The Honest Bottom Line

Egypt rewards the traveler who prepares well and travels with the right support. It is not a destination I would recommend for completely independent first-time visitors who want to figure things out on arrival. It is very much a destination I recommend for travelers who have a knowledgeable advisor handling the structure and a qualified guide on the ground providing context.

That is exactly what my Egypt group trips provide. If you have been hesitating because of safety concerns, I am happy to walk you through the specifics of how I plan these trips and what safeguards are in place. Reach out for a complimentary consultation and we will have a real conversation about whether this is the right trip for you right now.

Frequently Asked Questions: Egypt Travel Safety

Is Egypt safe for American tourists in 2026?
Egypt has a well-established international tourism infrastructure and welcomes millions of visitors from the United States and Europe each year. The US State Department issues current travel advisories for Egypt that I recommend checking before booking any trip. The Nile river cruise corridor between Luxor and Aswan, which is where organized cruise itineraries take place, has maintained consistent operations and is geographically distant from the regional tensions that generate news coverage.

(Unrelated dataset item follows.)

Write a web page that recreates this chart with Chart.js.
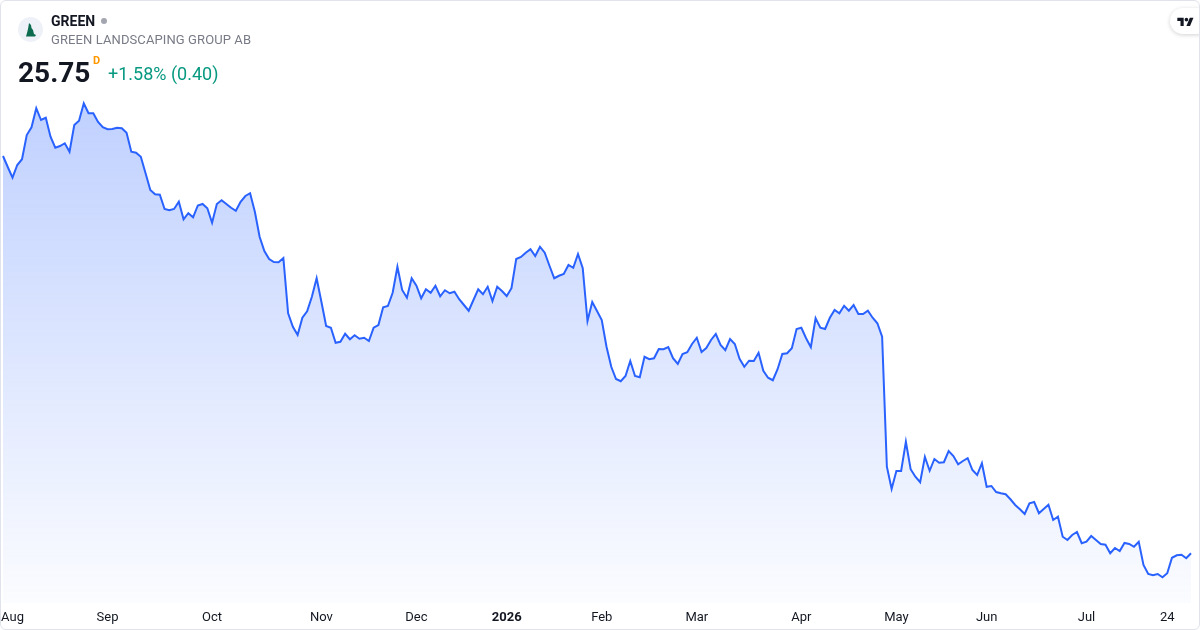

I monitor travel conditions for every destination I send groups to and would not be offering Egypt departures if I did not feel confident recommending it.

How far is the Nile cruise from conflict areas in the Middle East?
The primary Nile cruise corridor runs between Luxor and Aswan in southern Egypt, approximately 600 miles from Egypt’s border with Israel and Gaza. The region between the Nile corridor and these borders is uninhabited desert. The tourism zone where Nile cruises operate is a separate geographic and security environment from the areas that generate regional concern.

What should I drink on a Nile river cruise?
Drink only bottled or purified water throughout your Egypt trip, including for brushing your teeth. Reputable Nile cruise lines use purified water for cooking and produce washing. The most common health issue for Egypt visitors is gastrointestinal illness, which is largely preventable by being consistent about bottled water. The cruise lines and hotels I partner with are careful about food safety, which reduces this risk significantly compared to independent travel.

What does security look like at Egyptian archaeological sites?
All major temples and archaeological sites on the Nile corridor use security screening, including bag scanning and sometimes metal detectors, before entry. This is a standard, efficient process that moves quickly. Egypt’s Tourism Police maintain a visible presence at all major sites. The security infrastructure at Egypt’s tourist destinations has been in place for many years and is a sign of how seriously the Egyptian government takes the protection of its international visitors.